Given that in numerous, and increasing jurisdictions, marijuana possession is not punishable by state and local law, the federal prohibition is all that stands. State and local police are authorized, of course, only to enforce state and local law. They may, and often do act cooperatively with federal officials to enforce many crimes, because the acts that make up those crimes are criminal under both state and federal law. In places where marijuana possession is legal, President Christie would have to dispatch federal law enforcement to enforce the law.
Now, let’s set aside the fact that Governor Christie thinks that FBI agents should be redirected from whatever federal law violations they are currently pursuing to arrest people for single servings of weed. The question from R.N. Van Winkle was, in part, whether he would change the scheduling of marijuana in the federal law.
Ms. Van Winkle, a Gulf War veteran does not support legalizing marijuana for recreational use.

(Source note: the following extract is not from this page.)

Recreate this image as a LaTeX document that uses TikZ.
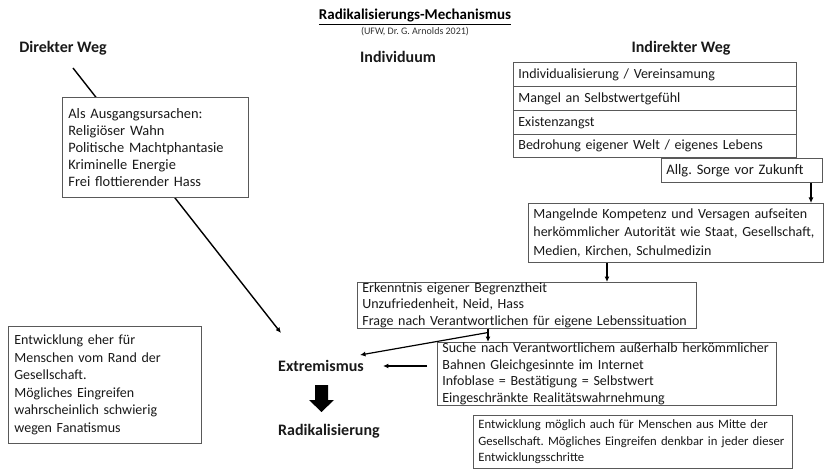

Her experience and specialization in treating other vets with PTSD has led to her advocacy for it to be legal for doctors to prescribe marijuana, something currently illegal under federal law, because the administration has marijuana classified as a schedule 1 drug under the Controlled Substances Act.
It is not possible under federal law for doctors to legally write prescriptions for schedule 1 drugs because they are supposed to be so bad, that no rational reason could exist to give them to anyone for any reason, much less medicine. FYI, Cocaine is a schedule 2 drug for which prescriptions can be written.
Christie seems to be completely ignorant of the law as well as history however, because the executive does have the power to classify drugs into classes under the Controlled Substances Act. Between the DEA and HHS – they are the only ones who can.
In Federalist 17, Hamilton discusses the possible encroachment by the federal government on the powers of the state governments, and one would hope some kind soul would give Governor Christie a copy. Hamilton writes:
There is one transcendant advantage belonging to the province of the State governments, which alone suffices to place the matter in a clear and satisfactory light, — I mean the ordinary administration of criminal and civil justice. This, of all others, is the most powerful, most universal, and most attractive source of popular obedience and attachment. It is that which, being the immediate and visible guardian of life and property, having its benefits and its terrors in constant activity before the public eye, regulating all those personal interests and familiar concerns to which the sensibility of individuals is more immediately awake, contributes, more than any other circumstance, to impressing upon the minds of the people, affection, esteem, and reverence towards the government. This great cement of society, which will diffuse itself almost wholly through the channels of the particular governments, independent of all other causes of influence, would insure them so decided an empire over their respective citizens as to render them at all times a complete counterpoise, and, not unfrequently, dangerous rivals to the power of the Union.
The operations of the national government, on the other hand, falling less immediately under the observation of the mass of the citizens, the benefits derived from it will chiefly be perceived and attended to by speculative men. Relating to more general interests, they will be less apt to come home to the feelings of the people; and, in proportion, less likely to inspire an habitual sense of obligation, and an active sentiment of attachment.
Our founders clearly thought the place for ordinary criminal law administration was at the state level and below. Mindful that the Constitution only provides for 3 federal crimes, what would our Founders make of Christie’s assertion? How will the FBI recruit great candidates if instead of chasing terrorists and the likes of Bernie Madoff, they have to troll the parking lot at Jimmy Buffett shows for stoners? How can Chris Christie not understand that federalism is the law of the United States, that our system is based on it and, if you’ll forgive the term, it’s baked in?